Dial down vegetable drama at the table with a plan that involves the kids
If there's vegetable trauma at your table, Jennifer Tyler Lee has a solution: Approach zucchini like a craft project.
The result is "The 52 New Foods Challenge: A Family Cooking Adventure for Each Week of the Year, With 150 Recipes." (Avery Books, $20). Lee's philosophy grew out of a game she called Crunch a Color, brainstormed in desperation for her finicky daughter. Jamie Oliver has become a huge fan, as have the Williams-Sonoma stores, where she'll appear May 2 (Mall of America location).
Here's how she helps kids develop healthful eating skills.
Q: So this isn't about sneaking vegetables into foods, like making broccoli brownies?
A: No, not at all, and there is a really important reason why. Kids need to know what goes into our food. All of us do. The way in which we're eating as a nation has changed dramatically. We eat out a lot. We're disconnected with the food we're eating. Helping kids understand what goes into a meal is a really important skill, like any other we need to teach our kids in order to set them up for a lifetime of healthy eating.
Q: Is there such a thing as a picky eater?
A: This is a tough word because labeling them means they can own that label. In my family, my daughter is a finicky eater and my son is not. This all comes back to taking the focus off the eating and putting it on the experience of cooking together, because here's what happens: If you're at the table and it all comes down to, 'Are you going to taste the broccoli or not?' then it's a confrontation.
Here you take the focus off that and put it on the experience: finding the food, growing the food, cooking the food together. Whether they taste it or not doesn't matter because you had a fantastic experience. But the kids are going to be more likely to taste that food. Get them engaged in making that choice on their own.
Q: The challenge may not only be introducing kids to new foods but weaning families from prepared foods. How do you answer the lament of having no time to cook?
A: What was completely unexpected is that I learned how to make healthy foods taste incredibly delicious with very little effort. Also, we're talking once a week, 30 minutes. I'm not talking about cooking together every night. And that 30 minutes can be shopping together or planting herbs in your garden. When you define it broadly, then any part of the process is going to move you in the right direction.
Q: I can imagine an initial skepticism. Is there a good first step toward long-term success?
A: The first thing is, don't worry about all 52 weeks. Decide to do things for maybe a season, or a couple of weeks.

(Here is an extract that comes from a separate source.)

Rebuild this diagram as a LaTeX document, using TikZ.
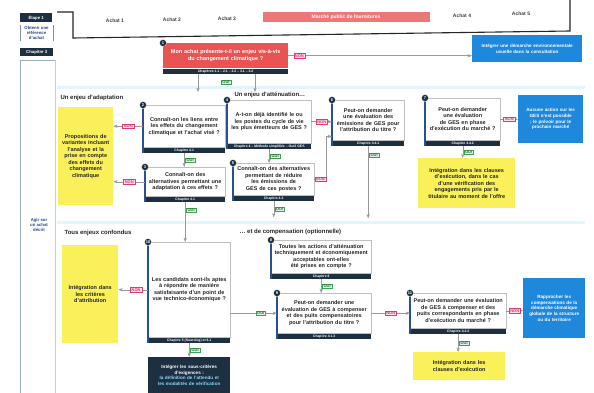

Then let the kids lead the adventure. Put them in charge of picking what new food it is you're going to try. Let them choose the recipe. Define cooking broadly. We don't need more guilt. Maybe it's prepping vegetables for the week ahead.
Think of cooking like a craft activity. When you're focused on exploring and experimenting together, that reduces the stress on the parent, and the child. Together, if we have a simple plan, we can do this.